SNL may grow or hold stable but LLNL and LANL are both destined to continue to shrink. Little will stop the current process under the "for-profit" LLCs that have taken hold of these two labs. As long as Bechtel can collect their $100 million per year profit fees, they'll be happy with the state of LLNL and LANL. They collect those fees in a manner that is largely irrelevant to the size of these labs. In fact, the smaller the labs and the less critical the work, the easier these two labs are to manage.

Sick? Yes, but that's the managerial system that has been put into practice at LLNL and LANL. It won't be changing anytime soon.




Anonymous said...


The reason that WFOs at both LLNL and LANL are largely done as a patchwork of smaller projects lead by independent PIs is because the Program Managers at these labs do very little to find and then grow the so-called "Big WFO Projects" that the lab upper management says they want. The labs have also placed a bloated, over-burdened cost structure onto WFOs that make them the most expensive labor you can do at these sites regardless of the facilities that might (or might not) be needed to carry out the WFO work.

Well said 4:37pm!

Not to mention the disapproval committees filled with clueless dolts where you have to explain every little detail to perform some of the requested work from the WFO sponsor. I've had WFO sponsors shake their head in disbelief at the idiocy and kneejerk policies of LLNL. "This is why we goto Sandia" they say.

Anonymous said...

Actually the WFO at Sandia is a joke. Several sponsors have gone to LBNL since they have more qualified people and even lower overhead costs.

Anonymous said...

The whole notion of a "sponsor" is ridiculous in this context, how did it come about that people toss this word around? A sponsor is a sugar daddy, someone who gives money to support something in return for not much, or for advertising.

Anonymous said...

< As long as Bechtel can collect their $100 million per year profit fees, they'll be happy with the state of LLNL and LANL. >

Bechtel is probably quite happy with a do nothing congress. If decisions really start to be made in Washington then labs shrink and fees drop. As long as the battle between the parties continues, it's party time at Bechtel HQ!!!!!

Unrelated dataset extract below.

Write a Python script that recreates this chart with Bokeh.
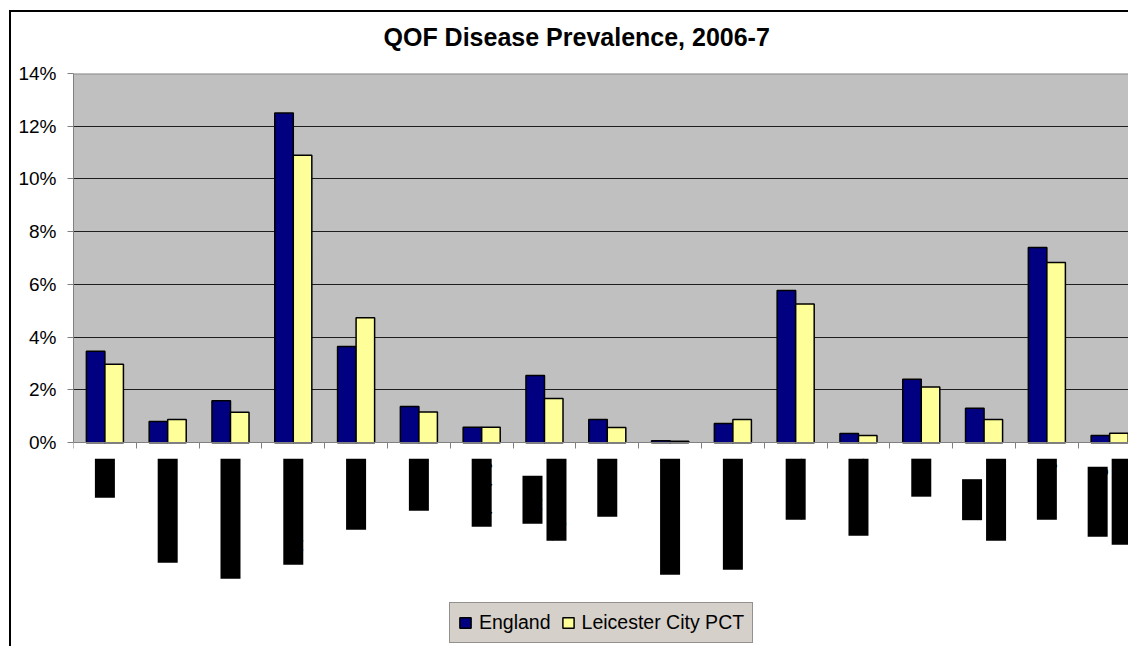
from math import pi
from bokeh.plotting import figure
from bokeh.models import (ColumnDataSource, Range1d, LinearAxis, FixedTicker,
                          NumeralTickFormatter, BoxAnnotation, Span, Label,
                          Legend, LegendItem)
from bokeh.transform import dodge
from bokeh.embed import file_html
from bokeh.resources import INLINE

# ---------------- data ----------------
categories = ["CHD", "Heart Failure", "Stroke and TIA", "Hypertension", "Diabetes",
              "COPD", "Epilepsy", "Hypo-\nthyroidism", "Cancer", "Palliative Care",
              "Mental Health", "Asthma", "Dementia", "CKD", "Atrial\nFibrillation",
              "Obesity", "Learning\nDisabilities"]
england = [3.47, 0.80, 1.59, 12.50, 3.65, 1.37, 0.59, 2.55, 0.88, 0.07,
           0.73, 5.77, 0.35, 2.41, 1.31, 7.40, 0.27]
leicester = [2.97, 0.88, 1.15, 10.90, 4.74, 1.16, 0.59, 1.68, 0.58, 0.05,
             0.88, 5.26, 0.27, 2.11, 0.88, 6.83, 0.36]
y_ticks = [0.00, 0.02, 0.04, 0.06, 0.08, 0.10, 0.12, 0.14]
series_names = ["England", "Leicester City PCT"]
title_text = "QOF Disease Prevalence, 2006-7"

FONT = "Liberation Sans"
LABEL_PX = 18
# Arial / Liberation Sans advance widths (per 1000 em), used to centre wrapped lines
ADV = {"H": 722, "y": 500, "p": 556, "o": 556, "-": 333, "t": 278, "h": 556,
       "r": 333, "i": 222, "d": 556, "s": 500, "m": 833, "A": 667, "l": 222,
       "a": 556, "F": 611, "b": 556, "n": 556, "L": 556, "e": 556, "g": 556,
       "D": 722, "c": 500}


def text_px(s):
    return sum(ADV.get(ch, 556) for ch in s) * LABEL_PX / 1000.0


n = len(categories)
src = ColumnDataSource(dict(
    x=[i + 0.5 for i in range(n)],
    eng=[v / 100 for v in england],
    lei=[v / 100 for v in leicester],
))

p = figure(width=1128, height=646, output_backend="svg", toolbar_location=None,
           x_range=Range1d(0, 16.80), y_range=Range1d(-0.07729, 0.14),
           x_axis_location=None, min_border_left=73, min_border_top=73,
           min_border_right=0, min_border_bottom=0,
           background_fill_color="white", border_fill_color=None,
           outline_line_color=None)
# outer chart-area border (left and top edges visible in the original crop)
p.styles = {
    "background-image": "linear-gradient(#000, #000), linear-gradient(#000, #000)",
    "background-position": "9px 10px, 9px 10px",
    "background-size": "2px 100%, 100% 2px",
    "background-repeat": "no-repeat, no-repeat",
}

p.title.text = title_text
p.title.text_font = FONT
p.title.text_font_size = "25px"
p.title.text_font_style = "bold"
p.title.text_color = "black"
p.title.align = "left"
p.title.vertical_align = "top"
p.title.offset = 310
p.title.standoff = 42

# grey plot area (0 .. 14%)
p.add_layout(BoxAnnotation(bottom=y_ticks[0], top=y_ticks[-1], fill_color="#C0C0C0",
                           fill_alpha=1, line_alpha=0, level="image"))

# y axis
ya = p.yaxis[0]
ya.ticker = FixedTicker(ticks=y_ticks)
ya.bounds = (y_ticks[0], y_ticks[-1])
ya.formatter = NumeralTickFormatter(format="0%")
ya.major_label_text_font = FONT
ya.major_label_text_font_size = "19px"
ya.major_label_text_color = "black"
ya.major_tick_out = 6
ya.major_tick_in = 0
ya.minor_tick_line_color = None
ya.axis_line_color = "#808080"
ya.major_tick_line_color = "#808080"
ya.major_label_standoff = 11

p.ygrid.ticker = FixedTicker(ticks=y_ticks[1:-1])
p.ygrid.grid_line_color = "#1E1E1E"
p.ygrid.grid_line_width = 1
p.xgrid.grid_line_color = None
p.add_layout(Span(location=y_ticks[-1], dimension="width", line_color="#8C8C8C",
                  line_width=2))

# x axis at 0 with tick marks between categories (no tick labels)
xa = LinearAxis(fixed_location=0,
                ticker=FixedTicker(ticks=[], minor_ticks=list(range(n + 1))),
                minor_tick_out=6, minor_tick_in=0, major_tick_line_color=None,
                axis_line_color="#808080", minor_tick_line_color="#808080")
p.add_layout(xa, "below")

# bars
r_eng = p.vbar(x=dodge("x", -0.1475, range=p.x_range), top="eng", width=0.295,
               source=src, fill_color="#000080", line_color="black", line_width=1.5)
r_lei = p.vbar(x=dodge("x", 0.1475, range=p.x_range), top="lei", width=0.295,
               source=src, fill_color="#FFFF99", line_color="black", line_width=1.5)

# category labels (rendered as solid black blocks, as in the original);
# wrapped lines are centred on each other like Excel does
for i, cat in enumerate(categories):
    lines = cat.split("\n")
    k = len(lines)
    longest = max(text_px(s) for s in lines)
    for j, line in enumerate(lines):
        shift = (longest - text_px(line)) / 2.0
        p.add_layout(Label(x=i + 0.5, y=0, x_offset=(j - (k - 1) / 2) * 24,
                           y_offset=-16 - shift,
                           text=line, angle=pi / 2, text_align="right",
                           text_baseline="middle", text_font=FONT,
                           text_font_size=f"{LABEL_PX}px", text_color="black",
                           background_fill_color="black", background_fill_alpha=1))

legend = Legend(items=[LegendItem(label=series_names[0], renderers=[r_eng]),
                       LegendItem(label=series_names[1], renderers=[r_lei])],
                orientation="horizontal", location=(376, 3),
                background_fill_color="#D6D0CA", background_fill_alpha=1,
                border_line_color="#505050", border_line_width=1,
                label_text_font=FONT, label_text_font_size="19.5px",
                label_text_color="black", glyph_width=14, glyph_height=13,
                label_standoff=7, spacing=10, padding=8, margin=0)
p.add_layout(legend, "center")

open("out.html", "w").write(file_html(p, INLINE))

Political Deadlock is good for us all.

Anonymous said...

There is an interesting read available at

http://www.fire.pppl.gov/FY14_Budget_NNSA_ICF_IgnYld.pdf

It's the rather lengthy FY 2014 congressional budget overview from the NNSA for the "Inertial Confinement Fusion Ignition and High Yield Campaign". It's a summary of the expected work to be done mostly on NIF, Omega, and Z, into the future. One thing that stands out is the Advanced Ignition Demonstration Goal - by FY 2019 to "demonstrate an advanced ignition platform that meets the refined
requirements of the Stockpile Stewardship Program (SSP)". I'm assuming that this means get ignition by end of FY 2019.

It's clear from the document, that despite the large budget drops in FY14 and FY15 across the ICF/HED programs, NIF will still be central to Weapons Physics work.

I also find it interesting that for FY 2015 and beyond, it is expected that NIF will "demonstrate operation of the Advanced Radiographic Capability
(ARC) at NIF, and engineer a polar-drive target insertion cryostat for the NIF", and demonstrate the "development of the fourth-harmonic probe beam and the Compton
gamma spectrometer on NIF".

Anonymous said...

The document assumes that ignition and even high yield will be achieved. I find it funny that even with those assumptions the budget decreases every year.

The document writers also shuts out the scientific community from using Z and NIF. That's a big loser.

Anonymous said...

This is all Don Cook and SNL laying the groundwork for a "super-Z" machine, probably at NTS.

Anonymous said...

This is all Don Cook and SNL laying the groundwork for a "super-Z" machine, probably at NTS.

Anonymous said...

Siting or moving anything to NTS is the kiss of death. Examples galore.

Anonymous said...

Anonymous said...
There is an interesting read available at

http://www.fire.pppl.gov/FY14_Budget_NNSA_ICF_IgnYld.pdf

Almost reads like the numbers were put in place after the text was written. And note this gem, "The FY 2014 Request reduces the level of facility operations at the NIF in the ICF campaign and eliminates support for conduct of experiments by external users at NIF and Z. External users of the major HED facilities will now be directly charged for experimental time." That basically means, there will be no external users at all, since no one can afford the true costs involved.

Anonymous said...

An academic user facility without subsidies for the users is the kiss of death for a facility like NIF. This is a pre-meditated assault against NIF. Someone there must have really pissed off the sponsors badly.

Anonymous said...

It also kicks out one of the original tripod legs of the NIF - "Weapons", "Ignition" and "Science". Ignition is a waste of taxpayer money at the proposed funding level, and it needs a lot more money (not less) if it is going to succeed. With no subsidies for Science, there will be no Science. And so NIF becomes the Weapons machine that the weapons physics people never wanted in the first place.

Anonymous said...

What weapons work?

The B83 is going to be retired. There has been talk of removing one of the legs of the triad, probably silo launched missiles (W87, W78). Also, RRW was cancelled.

Where is this future of weapons work?

December 10, 2013 at 3:43 PM

No worries, Bret Knapp will steal the W76/W88/W78/B61 from Los Alamos now that he returned. Also, he deliberately installed "weak" management (e.g. Craig Leasure, John Benner, etc.) at Los Alamos that roll over and die when Knapp tells them to.